◆ What the exercise asks
Leaving out the pictures, retype the lines from the beginning of the listing through the line containing "(cv) at (25.1,4.075)".

◆ Material
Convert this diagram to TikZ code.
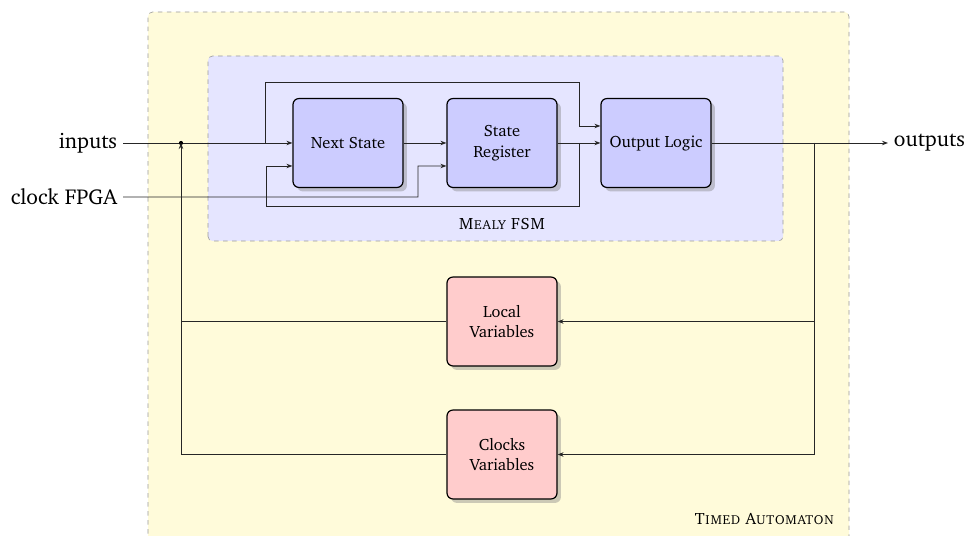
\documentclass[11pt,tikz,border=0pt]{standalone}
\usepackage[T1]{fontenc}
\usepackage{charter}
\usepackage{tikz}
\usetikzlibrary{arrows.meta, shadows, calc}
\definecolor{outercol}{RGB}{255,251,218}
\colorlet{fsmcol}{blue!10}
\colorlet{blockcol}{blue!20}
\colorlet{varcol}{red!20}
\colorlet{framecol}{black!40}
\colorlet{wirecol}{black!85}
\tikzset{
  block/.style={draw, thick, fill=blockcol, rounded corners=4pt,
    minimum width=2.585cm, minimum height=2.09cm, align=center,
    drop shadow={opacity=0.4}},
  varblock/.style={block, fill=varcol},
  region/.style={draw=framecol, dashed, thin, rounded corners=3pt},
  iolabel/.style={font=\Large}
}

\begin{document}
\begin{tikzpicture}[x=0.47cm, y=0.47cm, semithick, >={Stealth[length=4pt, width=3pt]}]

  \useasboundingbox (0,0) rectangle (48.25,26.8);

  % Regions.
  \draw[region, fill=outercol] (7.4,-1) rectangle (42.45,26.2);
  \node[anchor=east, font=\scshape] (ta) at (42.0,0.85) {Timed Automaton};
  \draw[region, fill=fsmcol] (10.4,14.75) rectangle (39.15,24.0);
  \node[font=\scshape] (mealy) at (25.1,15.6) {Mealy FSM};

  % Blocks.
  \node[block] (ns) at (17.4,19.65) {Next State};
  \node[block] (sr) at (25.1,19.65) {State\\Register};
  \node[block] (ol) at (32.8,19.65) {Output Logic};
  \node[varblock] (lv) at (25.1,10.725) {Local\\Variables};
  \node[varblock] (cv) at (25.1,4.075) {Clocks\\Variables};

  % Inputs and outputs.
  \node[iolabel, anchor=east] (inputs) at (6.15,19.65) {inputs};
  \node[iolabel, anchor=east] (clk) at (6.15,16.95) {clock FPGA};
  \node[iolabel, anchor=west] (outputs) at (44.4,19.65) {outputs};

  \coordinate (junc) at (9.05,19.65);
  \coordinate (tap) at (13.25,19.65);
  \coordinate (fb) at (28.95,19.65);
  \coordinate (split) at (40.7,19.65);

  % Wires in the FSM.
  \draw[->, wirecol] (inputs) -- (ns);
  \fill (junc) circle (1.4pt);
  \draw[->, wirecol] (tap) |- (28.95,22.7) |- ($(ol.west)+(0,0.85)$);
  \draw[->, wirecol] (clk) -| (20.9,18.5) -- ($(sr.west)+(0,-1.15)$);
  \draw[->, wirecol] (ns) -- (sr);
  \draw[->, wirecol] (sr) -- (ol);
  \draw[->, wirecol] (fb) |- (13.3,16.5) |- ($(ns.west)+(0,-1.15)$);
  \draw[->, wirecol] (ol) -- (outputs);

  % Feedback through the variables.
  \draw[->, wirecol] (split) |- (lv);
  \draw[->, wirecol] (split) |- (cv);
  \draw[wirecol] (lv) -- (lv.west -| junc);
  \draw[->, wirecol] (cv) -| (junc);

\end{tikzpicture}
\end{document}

◆ Expected output
Convert this diagram to TikZ code.
\documentclass[11pt,tikz,border=0pt]{standalone}
\usepackage[T1]{fontenc}
\usepackage{charter}
\usepackage{tikz}
\usetikzlibrary{arrows.meta, shadows, calc}
\definecolor{outercol}{RGB}{255,251,218}
\colorlet{fsmcol}{blue!10}
\colorlet{blockcol}{blue!20}
\colorlet{varcol}{red!20}
\colorlet{framecol}{black!40}
\colorlet{wirecol}{black!85}
\tikzset{
  block/.style={draw, thick, fill=blockcol, rounded corners=4pt,
    minimum width=2.585cm, minimum height=2.09cm, align=center,
    drop shadow={opacity=0.4}},
  varblock/.style={block, fill=varcol},
  region/.style={draw=framecol, dashed, thin, rounded corners=3pt},
  iolabel/.style={font=\Large}
}

\begin{document}
\begin{tikzpicture}[x=0.47cm, y=0.47cm, semithick, >={Stealth[length=4pt, width=3pt]}]

  \useasboundingbox (0,0) rectangle (48.25,26.8);

  % Regions.
  \draw[region, fill=outercol] (7.4,-1) rectangle (42.45,26.2);
  \node[anchor=east, font=\scshape] (ta) at (42.0,0.85) {Timed Automaton};
  \draw[region, fill=fsmcol] (10.4,14.75) rectangle (39.15,24.0);
  \node[font=\scshape] (mealy) at (25.1,15.6) {Mealy FSM};

  % Blocks.
  \node[block] (ns) at (17.4,19.65) {Next State};
  \node[block] (sr) at (25.1,19.65) {State\\Register};
  \node[block] (ol) at (32.8,19.65) {Output Logic};
  \node[varblock] (lv) at (25.1,10.725) {Local\\Variables};
  \node[varblock] (cv) at (25.1,4.075) {Clocks\\Variables};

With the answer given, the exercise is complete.